# RECORDS PROVIDED:
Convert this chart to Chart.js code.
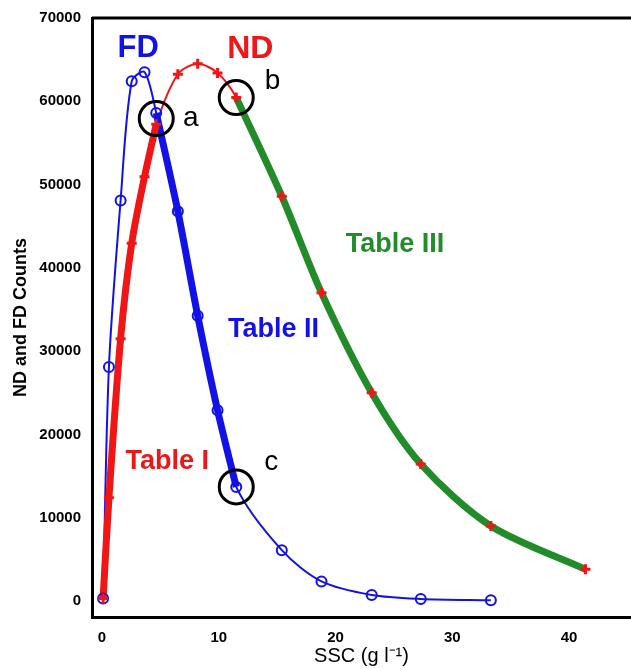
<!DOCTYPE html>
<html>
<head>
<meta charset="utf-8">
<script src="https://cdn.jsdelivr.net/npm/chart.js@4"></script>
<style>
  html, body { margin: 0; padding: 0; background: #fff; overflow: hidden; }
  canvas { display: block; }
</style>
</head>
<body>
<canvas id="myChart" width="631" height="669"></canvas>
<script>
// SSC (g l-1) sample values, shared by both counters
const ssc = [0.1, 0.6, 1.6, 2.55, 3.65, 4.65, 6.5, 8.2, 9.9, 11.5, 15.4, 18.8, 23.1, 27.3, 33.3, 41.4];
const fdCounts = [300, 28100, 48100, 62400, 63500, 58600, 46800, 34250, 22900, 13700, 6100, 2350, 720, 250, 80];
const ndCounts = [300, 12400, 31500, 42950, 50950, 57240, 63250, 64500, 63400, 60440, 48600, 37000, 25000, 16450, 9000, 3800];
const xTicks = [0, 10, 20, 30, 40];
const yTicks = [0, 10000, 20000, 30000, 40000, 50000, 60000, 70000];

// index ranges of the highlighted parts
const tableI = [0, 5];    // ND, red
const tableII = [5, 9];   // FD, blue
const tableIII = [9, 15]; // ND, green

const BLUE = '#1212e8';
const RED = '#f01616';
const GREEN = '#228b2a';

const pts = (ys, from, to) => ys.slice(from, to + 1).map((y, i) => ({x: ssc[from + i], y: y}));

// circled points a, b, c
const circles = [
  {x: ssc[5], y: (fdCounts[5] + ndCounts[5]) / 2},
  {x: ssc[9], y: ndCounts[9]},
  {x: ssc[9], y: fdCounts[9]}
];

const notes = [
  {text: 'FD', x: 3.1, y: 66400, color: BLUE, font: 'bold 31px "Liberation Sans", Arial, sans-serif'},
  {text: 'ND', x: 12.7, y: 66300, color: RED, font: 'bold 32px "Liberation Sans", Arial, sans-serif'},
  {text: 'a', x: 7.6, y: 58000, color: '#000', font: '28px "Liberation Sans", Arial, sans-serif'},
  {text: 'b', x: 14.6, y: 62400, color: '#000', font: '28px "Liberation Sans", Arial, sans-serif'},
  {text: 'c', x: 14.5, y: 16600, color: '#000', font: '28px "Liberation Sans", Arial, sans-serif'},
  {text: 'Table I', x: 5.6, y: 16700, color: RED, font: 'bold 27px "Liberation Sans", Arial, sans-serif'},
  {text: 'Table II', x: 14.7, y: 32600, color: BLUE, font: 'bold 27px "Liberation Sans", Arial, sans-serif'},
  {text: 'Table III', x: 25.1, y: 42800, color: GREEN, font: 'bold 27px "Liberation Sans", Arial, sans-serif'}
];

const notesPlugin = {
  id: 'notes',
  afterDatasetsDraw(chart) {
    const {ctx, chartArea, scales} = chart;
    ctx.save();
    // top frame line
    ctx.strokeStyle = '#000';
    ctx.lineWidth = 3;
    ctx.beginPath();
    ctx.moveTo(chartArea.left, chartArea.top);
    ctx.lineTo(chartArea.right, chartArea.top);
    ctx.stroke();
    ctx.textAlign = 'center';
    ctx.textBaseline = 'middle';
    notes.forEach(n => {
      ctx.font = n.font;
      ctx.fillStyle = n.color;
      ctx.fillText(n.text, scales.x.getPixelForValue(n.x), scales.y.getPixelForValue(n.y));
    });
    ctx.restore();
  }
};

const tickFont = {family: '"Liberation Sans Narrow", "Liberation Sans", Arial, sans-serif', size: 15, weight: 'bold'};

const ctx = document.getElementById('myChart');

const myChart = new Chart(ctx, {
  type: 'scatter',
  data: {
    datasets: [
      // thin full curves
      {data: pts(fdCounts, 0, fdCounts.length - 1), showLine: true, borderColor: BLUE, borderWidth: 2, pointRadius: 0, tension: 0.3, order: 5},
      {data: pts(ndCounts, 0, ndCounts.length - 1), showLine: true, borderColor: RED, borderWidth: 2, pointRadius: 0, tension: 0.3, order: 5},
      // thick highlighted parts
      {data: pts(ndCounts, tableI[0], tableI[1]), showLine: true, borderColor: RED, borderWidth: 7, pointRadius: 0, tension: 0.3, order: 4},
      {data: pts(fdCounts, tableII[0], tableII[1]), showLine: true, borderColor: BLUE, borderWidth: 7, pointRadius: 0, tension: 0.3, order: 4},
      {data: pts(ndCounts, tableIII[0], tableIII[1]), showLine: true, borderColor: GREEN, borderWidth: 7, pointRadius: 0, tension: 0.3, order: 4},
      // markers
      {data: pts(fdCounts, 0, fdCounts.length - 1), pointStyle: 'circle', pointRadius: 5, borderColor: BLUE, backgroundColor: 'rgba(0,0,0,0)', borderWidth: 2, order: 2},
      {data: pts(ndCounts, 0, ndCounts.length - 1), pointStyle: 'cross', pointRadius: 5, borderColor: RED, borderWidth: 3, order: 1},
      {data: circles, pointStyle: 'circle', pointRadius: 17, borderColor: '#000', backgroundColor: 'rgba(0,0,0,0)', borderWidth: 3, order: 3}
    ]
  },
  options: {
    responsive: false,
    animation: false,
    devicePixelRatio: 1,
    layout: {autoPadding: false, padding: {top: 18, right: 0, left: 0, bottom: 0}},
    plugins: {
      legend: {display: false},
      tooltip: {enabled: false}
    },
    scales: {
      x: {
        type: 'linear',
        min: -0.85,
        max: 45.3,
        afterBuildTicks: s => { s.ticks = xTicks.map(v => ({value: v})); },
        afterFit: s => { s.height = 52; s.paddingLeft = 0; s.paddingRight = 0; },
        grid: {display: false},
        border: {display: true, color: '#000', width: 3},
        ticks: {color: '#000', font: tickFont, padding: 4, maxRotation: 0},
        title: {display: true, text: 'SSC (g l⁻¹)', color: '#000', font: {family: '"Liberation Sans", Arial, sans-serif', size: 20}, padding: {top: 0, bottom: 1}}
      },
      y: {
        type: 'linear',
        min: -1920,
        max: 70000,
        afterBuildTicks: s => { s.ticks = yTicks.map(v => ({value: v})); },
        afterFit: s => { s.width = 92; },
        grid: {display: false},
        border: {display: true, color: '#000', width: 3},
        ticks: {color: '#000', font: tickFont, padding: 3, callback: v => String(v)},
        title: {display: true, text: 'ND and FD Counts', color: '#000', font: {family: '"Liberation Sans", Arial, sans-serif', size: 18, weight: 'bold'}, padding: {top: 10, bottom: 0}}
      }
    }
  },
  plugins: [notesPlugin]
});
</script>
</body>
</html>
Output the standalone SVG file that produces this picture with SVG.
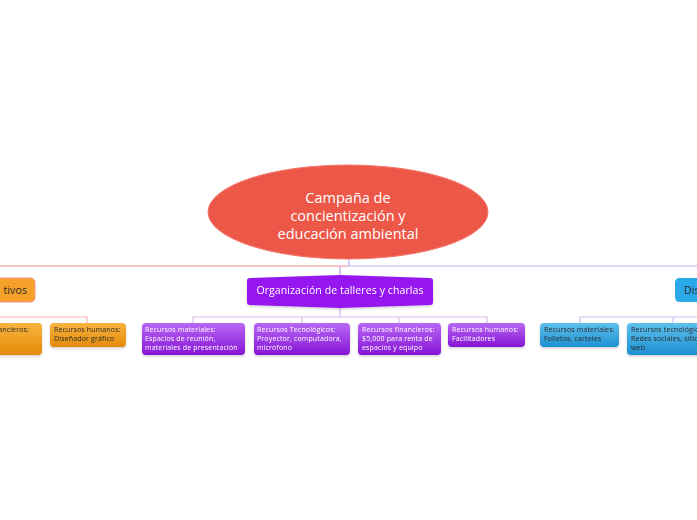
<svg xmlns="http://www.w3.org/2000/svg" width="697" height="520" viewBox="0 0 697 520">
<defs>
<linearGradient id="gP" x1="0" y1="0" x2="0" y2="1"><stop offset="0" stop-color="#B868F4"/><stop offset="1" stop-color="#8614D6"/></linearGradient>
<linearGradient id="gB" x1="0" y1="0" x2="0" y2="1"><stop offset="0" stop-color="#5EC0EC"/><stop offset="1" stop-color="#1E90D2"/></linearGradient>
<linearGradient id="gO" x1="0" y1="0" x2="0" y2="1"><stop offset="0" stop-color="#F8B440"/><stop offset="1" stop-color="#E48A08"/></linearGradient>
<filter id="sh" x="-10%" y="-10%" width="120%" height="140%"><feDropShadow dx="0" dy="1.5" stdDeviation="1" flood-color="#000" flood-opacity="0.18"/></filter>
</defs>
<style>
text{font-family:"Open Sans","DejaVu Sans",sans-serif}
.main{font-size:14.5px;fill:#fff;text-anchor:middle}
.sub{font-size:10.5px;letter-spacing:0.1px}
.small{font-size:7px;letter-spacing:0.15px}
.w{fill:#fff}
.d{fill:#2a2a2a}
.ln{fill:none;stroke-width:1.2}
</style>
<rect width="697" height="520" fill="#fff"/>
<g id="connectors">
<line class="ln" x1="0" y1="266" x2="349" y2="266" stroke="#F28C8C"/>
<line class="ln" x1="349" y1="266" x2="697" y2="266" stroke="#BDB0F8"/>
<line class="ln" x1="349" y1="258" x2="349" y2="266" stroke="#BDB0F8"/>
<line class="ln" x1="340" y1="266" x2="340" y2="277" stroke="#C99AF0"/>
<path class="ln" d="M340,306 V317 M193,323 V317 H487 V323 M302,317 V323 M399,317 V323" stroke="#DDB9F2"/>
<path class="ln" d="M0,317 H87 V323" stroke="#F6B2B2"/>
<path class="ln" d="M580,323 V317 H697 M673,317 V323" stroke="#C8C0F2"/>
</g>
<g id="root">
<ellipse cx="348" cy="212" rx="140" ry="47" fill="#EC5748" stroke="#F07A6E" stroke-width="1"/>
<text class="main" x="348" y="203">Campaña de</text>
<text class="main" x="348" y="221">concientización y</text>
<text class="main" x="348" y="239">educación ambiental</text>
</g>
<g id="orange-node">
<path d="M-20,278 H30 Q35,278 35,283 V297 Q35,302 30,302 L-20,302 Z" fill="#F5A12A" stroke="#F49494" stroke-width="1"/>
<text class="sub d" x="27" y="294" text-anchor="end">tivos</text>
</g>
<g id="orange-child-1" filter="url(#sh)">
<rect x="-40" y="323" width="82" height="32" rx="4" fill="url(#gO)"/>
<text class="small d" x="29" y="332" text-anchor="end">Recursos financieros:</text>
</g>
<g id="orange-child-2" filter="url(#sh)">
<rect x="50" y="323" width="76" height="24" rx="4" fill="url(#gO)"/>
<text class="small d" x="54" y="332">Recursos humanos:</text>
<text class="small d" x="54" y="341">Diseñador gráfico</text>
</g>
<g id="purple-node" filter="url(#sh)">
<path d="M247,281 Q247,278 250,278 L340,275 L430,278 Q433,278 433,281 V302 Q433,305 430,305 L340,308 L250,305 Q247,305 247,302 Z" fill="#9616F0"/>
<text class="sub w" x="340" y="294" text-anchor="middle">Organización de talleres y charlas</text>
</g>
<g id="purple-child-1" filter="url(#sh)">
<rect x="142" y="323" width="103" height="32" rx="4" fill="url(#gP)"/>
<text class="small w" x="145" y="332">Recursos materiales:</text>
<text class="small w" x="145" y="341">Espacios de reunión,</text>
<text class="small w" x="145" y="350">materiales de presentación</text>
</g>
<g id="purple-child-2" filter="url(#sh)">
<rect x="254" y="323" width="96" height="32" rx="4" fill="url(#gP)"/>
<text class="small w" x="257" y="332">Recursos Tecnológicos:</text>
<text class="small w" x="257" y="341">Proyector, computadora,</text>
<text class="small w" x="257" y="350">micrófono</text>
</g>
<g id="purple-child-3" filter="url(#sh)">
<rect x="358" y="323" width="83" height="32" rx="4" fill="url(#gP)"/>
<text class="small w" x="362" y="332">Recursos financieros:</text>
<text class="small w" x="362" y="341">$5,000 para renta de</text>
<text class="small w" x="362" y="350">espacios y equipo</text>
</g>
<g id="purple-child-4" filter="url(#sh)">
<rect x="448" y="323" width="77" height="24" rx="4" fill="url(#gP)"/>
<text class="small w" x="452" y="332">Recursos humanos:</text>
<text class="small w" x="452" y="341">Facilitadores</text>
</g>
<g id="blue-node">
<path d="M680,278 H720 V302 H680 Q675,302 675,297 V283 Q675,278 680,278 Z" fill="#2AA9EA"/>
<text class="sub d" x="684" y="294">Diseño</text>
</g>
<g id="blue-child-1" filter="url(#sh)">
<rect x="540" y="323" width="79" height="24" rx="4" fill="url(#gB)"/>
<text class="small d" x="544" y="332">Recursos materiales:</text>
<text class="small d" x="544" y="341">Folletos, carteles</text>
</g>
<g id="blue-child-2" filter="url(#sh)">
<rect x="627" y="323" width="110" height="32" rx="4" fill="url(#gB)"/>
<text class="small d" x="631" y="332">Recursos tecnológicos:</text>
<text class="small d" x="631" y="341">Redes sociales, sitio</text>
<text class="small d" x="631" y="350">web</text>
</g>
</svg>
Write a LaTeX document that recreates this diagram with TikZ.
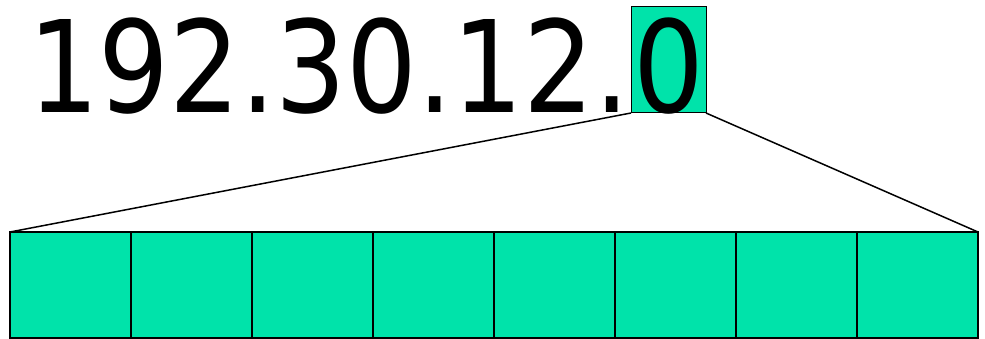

# WRITTEN REQUEST:
Each line in the listing above either holds the string "document" or does not; state how many do, giving the number only.

# TASK OUTPUT:
2